# Gold in cell phones and Police seizure sales



## yodarox89 (Feb 8, 2012)

Ok. I've been working this one for a bit, and while it doesn't have as much gold as a computer, it is MUCH easier to break into and retrieve. I can do as many as 10 phones an hour.

The batteries are also plated at the terminals as well.

The best way that i've found to aquire this stuff is to check out the radio shack locations that you can find. most of them have a battery disposal box that can be rummaged through (empty store works best so one's dignity escapes intact). Keep in mind that Radio Shack does not make any money at all from the recycling of these batteries, the company that they send them to just pays the shipping.
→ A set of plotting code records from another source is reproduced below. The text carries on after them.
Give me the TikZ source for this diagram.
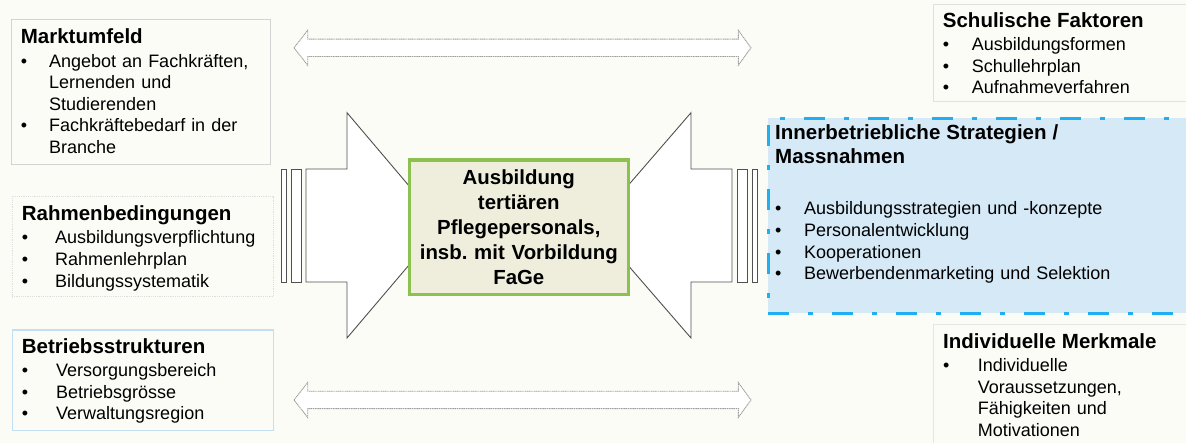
\documentclass[tikz,border=0pt]{standalone}
\usepackage{fontspec}
\setmainfont{Liberation Sans}
\definecolor{paper}{HTML}{FCFCF7}
\definecolor{frame}{HTML}{D3D3D3}
\definecolor{sky}{HTML}{C3DFF1}
\definecolor{strat}{HTML}{1FAEEF}
\definecolor{stratfill}{HTML}{D5E9F6}
\definecolor{core}{HTML}{8CC152}
\definecolor{corefill}{HTML}{EFEEDC}
\definecolor{outline}{HTML}{505050}

% bullet line with indented continuation lines, heading line of a panel
\newcommand{\bul}[2][29pt]{\par\noindent\leftskip=#1\relax\hspace*{-#1}\makebox[#1][l]{\textbullet}#2\par}
\newcommand{\boxhead}[2][1.6pt]{{\fontsize{20.5}{24.7}\selectfont\bfseries #2\par}\vspace{#1}}

\begin{document}
\begin{tikzpicture}[
  x=1pt, y=-1pt,
  panel/.style={rectangle, line width=1.2pt, anchor=north west, inner sep=0pt},
  txt/.style={anchor=base west, inner sep=0pt, text width=#1, font=\fontsize{18}{21.6}\selectfont},
  fat/.style={draw=outline, fill=white, line width=0.9pt, line join=miter},
  twin/.style={draw=gray!75, fill=white, line width=0.9pt, dash pattern=on 1.2pt off 0.6pt}]
\useasboundingbox (0,0) rectangle (1186,443);
\fill[paper] (0,0) rectangle (1186,443);

% double arrows top and bottom
\foreach \yy in {47.8,400}
  \draw[twin] (294,\yy) -- (307.7,\yy-17.5) -- (307.7,\yy-8.7) -- (738.3,\yy-8.7) -- (738.3,\yy-17.5)
    -- (751,\yy) -- (738.3,\yy+17.5) -- (738.3,\yy+8.7) -- (307.7,\yy+8.7) -- (307.7,\yy+17.5) -- cycle;

% block arrows pointing at the centre
\draw[fat] (306,169) -- (347,169) -- (347,112.7) -- (442.6,225.5) -- (347,338) -- (347,282) -- (306,282) -- cycle;
\draw[fat] (281,169) rectangle (286,282);
\draw[fat] (291,169) rectangle (301,282);
\draw[fat] (732,169) -- (691,169) -- (691,112.7) -- (593.5,225.5) -- (691,338) -- (691,282) -- (732,282) -- cycle;
\draw[fat] (737,169) rectangle (747,282);
\draw[fat] (752,169) rectangle (757,282);

\node[draw=core, fill=corefill, line width=3.2pt, inner sep=3pt, text width=213pt, minimum height=134.5pt,
  align=center, font=\fontsize{20.4}{25}\selectfont\bfseries] (kern) at (518.8,227.2)
  {Ausbildung\\ tertiären\\ Pflegepersonals,\\ insb.\ mit Vorbildung\\ FaGe};

% panels on the left
\node[panel, draw=frame, minimum width=259pt, minimum height=145pt] (markt) at (11,19) {};
\node[txt=250pt] (markt-t) at ([shift={(9.7,25)}]markt.north west) {\boxhead{Marktumfeld}%
  \bul[28.3pt]{Angebot an Fachkräften,\newline Lernenden und\newline Studierenden}%
  \bul[28.3pt]{Fachkräftebedarf in der\newline Branche}};

\node[panel, draw=gray!25, densely dotted, line width=1pt, minimum width=261pt, minimum height=100pt] (rahmen) at (11.5,196.5) {};
\node[txt=250pt] (rahmen-t) at ([shift={(10.2,24.2)}]rahmen.north west) {\boxhead{Rahmenbedingungen}%
  \bul[33.3pt]{Ausbildungsverpflichtung}\bul[33.3pt]{Rahmenlehrplan}\bul[33.3pt]{Bildungssystematik}};

\node[panel, draw=sky, minimum width=261pt, minimum height=100.5pt] (betrieb) at (11.5,329.5) {};
\node[txt=250pt] (betrieb-t) at ([shift={(10.2,23.8)}]betrieb.north west) {\boxhead{Betriebsstrukturen}%
  \bul[34.3pt]{Versorgungsbereich}\bul[34.3pt]{Betriebsgrösse}\bul[34.3pt]{Verwaltungsregion}};

% panels on the right
\node[panel, draw=frame!70, minimum width=267pt, minimum height=97pt] (schul) at (933,4) {};
\node[txt=250pt] (schul-t) at ([shift={(9.7,23.3)}]schul.north west) {\boxhead{Schulische Faktoren}%
  \bul{Ausbildungsformen}\bul{Schullehrplan}\bul{Aufnahmeverfahren}};

\node[panel, draw=strat, fill=stratfill, line width=3.3pt, dash pattern=on 21pt off 19pt on 5pt off 19pt,
  minimum width=443pt, minimum height=195pt] (strat) at (766.6,116.6) {};
\node[txt=400pt, font=\fontsize{18}{21.9}\selectfont] (strat-t) at ([shift={(8.4,22.7)}]strat.north west)
  {\boxhead[28.4pt]{Innerbetriebliche Strategien /\newline Massnahmen}%
  \bul{Ausbildungsstrategien und -konzepte}\bul{Personalentwicklung}\bul{Kooperationen}%
  \bul{Bewerbendenmarketing und Selektion}};

\node[panel, draw=frame!60, minimum width=267pt, minimum height=136pt] (indiv) at (933,324) {};
\node[txt=250pt] (indiv-t) at ([shift={(10,24.3)}]indiv.north west) {\boxhead{Individuelle Merkmale}%
  \bul[34.7pt]{Individuelle\newline Voraussetzungen,\newline Fähigkeiten und\newline Motivationen}};
\end{tikzpicture}
\end{document}
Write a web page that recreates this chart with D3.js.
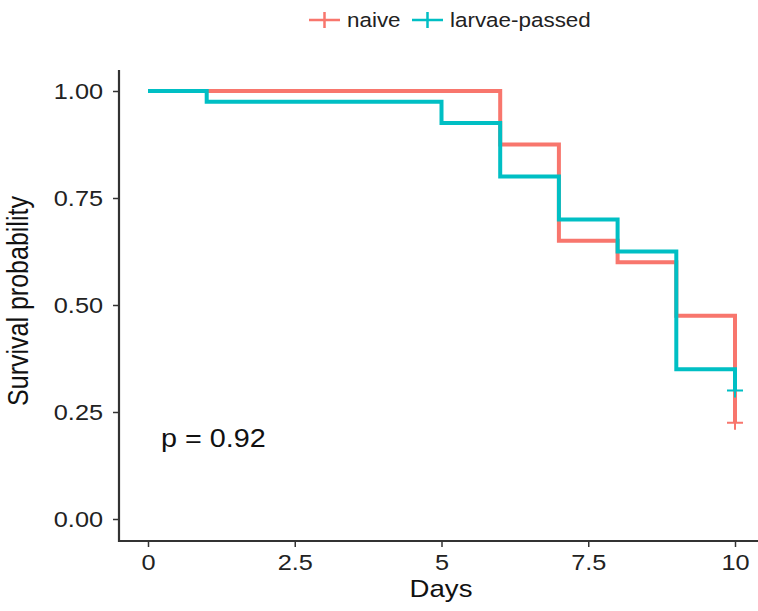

My uncle owns a Radio Shack and lets me rummage through his boxes every so often. It is mainly only the trackfone batteries that i've found to have the gold plated terminals too though

As for the police part: there is a website (stealitback.com) where police sell off the stuff they sieze for whatever reason. It is based in California, US
and since I am in Michigan, they would charge me over 150 just to ship it freight. on the bright side, you can pickup 10+ big desktops for $75!


----------



## jimdoc (Feb 8, 2012)

You should look into selling the phones as is and buying gold. You will probably make out better than refining, unless you are just looking to learn a hobby.
Jack Ocean is the person to check out;

http://goldrefiningforum.com/phpBB3/viewtopic.php?f=84&t=11633

http://goldrefiningforum.com/phpBB3/viewtopic.php?f=59&t=8151

http://www.relectrocycle.com/

Jim


----------



## Smack (Feb 8, 2012)

Maybe Jack should send them shipping labels.


----------



## Ocean (Feb 9, 2012)

Hmmm... Interesting....


Actually, in times past I have attempted discourse upon this very same subject with the powers that be within the hierarchy of Radio Shack.

I looked to venture into a business arrangement whereby we both did profit.

Alas, my pleas fell upon deaf ears.

Mayhaps I shall attempt anon.


----------



## AztekShine (Feb 22, 2012)

I'm in it more from the hobby aspect! Plus investment!!!! If you look at it that way you save money either way!


----------